Sam Roggeveen, a terrific blogger at The Lowy Institute (Australia’s premier foreign policy think tank) thinks I’ve gone too far in critiquing the weaknesses of the international system. Just because the international system hasn’t solved problems like slavery and piracy — to say nothing of proliferation and war — Sam argues, is no reason to think it can’t handle anything it all. And he points to the example of the Montreal Protocol to protect the ozone layer as a recent case in which the international community was able to tackle a global environmental problem.
Fair enough, and as Sam could have also pointed out, environmental protection has actually seen some of the international community’s most successful treaties. The International Fur Seal Convention of 1911 was an early example that helped many species of seal survive by regulating the hunt and protecting the most endangered species. Later treaties have protected other species (like whales) and the 1959 convention on Antarctica continues to define international activity on the world’s southernmost continent.

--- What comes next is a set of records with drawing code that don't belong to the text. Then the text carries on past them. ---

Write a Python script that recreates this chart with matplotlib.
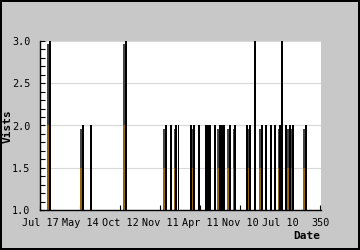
import matplotlib
matplotlib.use("Agg")
import matplotlib.pyplot as plt
from matplotlib.ticker import MultipleLocator

# Black impulse bars: position (rank) and visits
bar_x = [12.5, 53.75, 63.75, 107.5, 157, 164, 170, 173, 189, 192.5, 199,
         207.5, 210, 212.5, 219, 225, 227.5, 230, 237, 244, 259, 262.5,
         269, 277.5, 282.5, 289, 294, 300, 302.5, 307.5, 312.5, 316, 332.5]
bar_v = [3, 2, 2, 3, 2, 2, 2, 2, 2, 2, 2,
         2, 2, 2, 2, 2, 2, 2, 2, 2, 2, 2,
         3, 2, 2, 2, 2, 2, 3, 2, 2, 2, 2]

# Shaded (orange/grey) companion bars
shade_x = [10.0, 51.3, 105.0, 155.0, 168.2, 190.7, 221.9, 235.0, 241.9,
           259.4, 275.4, 282.4, 298.2, 310.0, 313.8, 330.0]
shade_v = [3, 2, 3, 2, 2, 2, 2, 2, 2, 2, 2, 2, 2, 2, 2, 2]

tick_pos = [0, 50, 100, 150, 200, 250, 300, 350]
tick_labels = ["Jul 17", "May 14", "Oct 12", "Nov 11", "Apr 11", "Nov 10", "Jul 10", "350"]

base = 1.0
mono = "DejaVu Sans Mono"

fig = plt.figure(figsize=(3.6, 2.5), dpi=100, facecolor="#c8c8c8",
                 edgecolor="black", linewidth=1.5)
ax = fig.add_axes([40/360, 40/250, 281/360, 169/250])
ax.set_facecolor("white")

# shaded bars: orange lower half, dark grey upper half
low = [(v - base) / 2 for v in shade_v]
up = [(v - base) / 2 - 0.04 for v in shade_v]
ax.bar(shade_x, low, bottom=base, width=2.6, color="#94640e", linewidth=0, zorder=2)
ax.bar(shade_x, up, bottom=[base + l for l in low], width=2.6, color="#454545",
       linewidth=0, zorder=2)
ax.bar(bar_x, [v - base for v in bar_v], bottom=base, width=2.4, color="black",
       linewidth=0, zorder=3)

ax.set_xlim(0, 351)
ax.set_ylim(1.0, 3.0)
ax.set_xticks(tick_pos)
ax.set_xticklabels(tick_labels, fontfamily=mono, fontsize=7.3)
ax.yaxis.set_major_locator(MultipleLocator(0.5))
ax.yaxis.set_minor_locator(MultipleLocator(0.1))
ax.set_yticks([1.0, 1.5, 2.0, 2.5, 3.0])
ax.set_yticklabels(["1.0", "1.5", "2.0", "2.5", "3.0"], fontfamily=mono, fontsize=7.3)
ax.tick_params(axis="both", which="both", direction="in", length=3.5, width=0.8,
               colors="black", pad=6)
ax.tick_params(axis="y", which="major", pad=7)
ax.grid(axis="y", which="major", color="#d8d8d8", linewidth=0.8, zorder=0)
ax.set_axisbelow(True)

for s in ["top", "right"]:
    ax.spines[s].set_visible(False)
for s in ["left", "bottom"]:
    ax.spines[s].set_color("black")
    ax.spines[s].set_linewidth(1.0)

fig.text(8/360, 1 - 126/250, "Vists", rotation=90, ha="center", va="center",
         fontfamily=mono, fontweight="bold", fontsize=8)
fig.text(320/360, 1 - 236/250, "Date", ha="right", va="center",
         fontfamily=mono, fontweight="bold", fontsize=8)

fig.savefig("out.png", dpi=100, facecolor=fig.get_facecolor(), edgecolor="black")
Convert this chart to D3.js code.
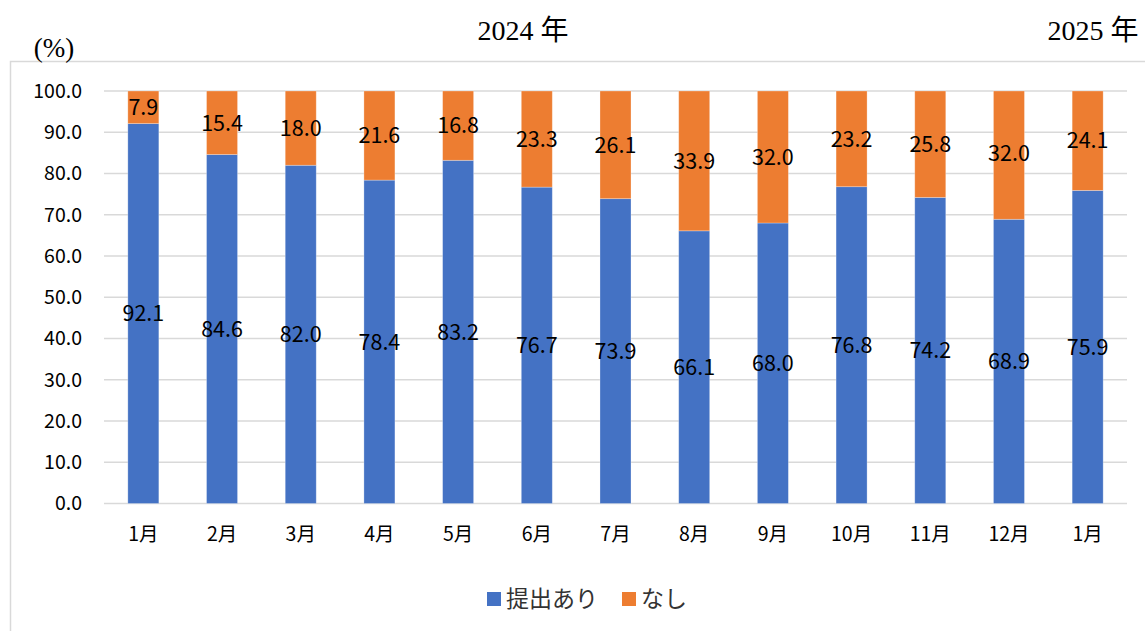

All this is true, and I hope that we will be able to develop a new and more extensive set of treaties to limit overfishing and protect the world’s oceans from pollution. The trouble is that while global warming is an international environmental issue like these others, it is not the kind of problem that the treaty system deals with very well. The most successful treaties generally involve a limited number of countries and regulate a limited range of activities. Because the release of CO2 is associated with virtually any use of energy anywhere on the planet, an effective global warming treaty would be the most far-reaching and ambitious treaty ever signed — by far. It would basically establish a framework for universal economic regulation in every country.
Many countries lack governments strong enough or effective (and honest) enough to enforce a treaty of this kind. The incentives to cheat will be overwhelmingly strong. Changing technology is likely to make many of its provisions less fair, less workable or less relevant over time. So many interests in so many countries will be so heavily engaged that the process of negotiation, ratification and administration will be even more complicated than the (now totally bogged down) system of global trade negotiations. The Montreal Protocol limited a very narrow group of substances; a global warming treaty must essentially regulate everything everywhere. That’s not very likely to happen.
In any case, Americans who care about foreign affairs should spend some time with Sam’s blog and looking at what the Lowy Institute puts out. Australians play some of the world’s most incomprehensible sports, but they produce some very interesting work on international relations.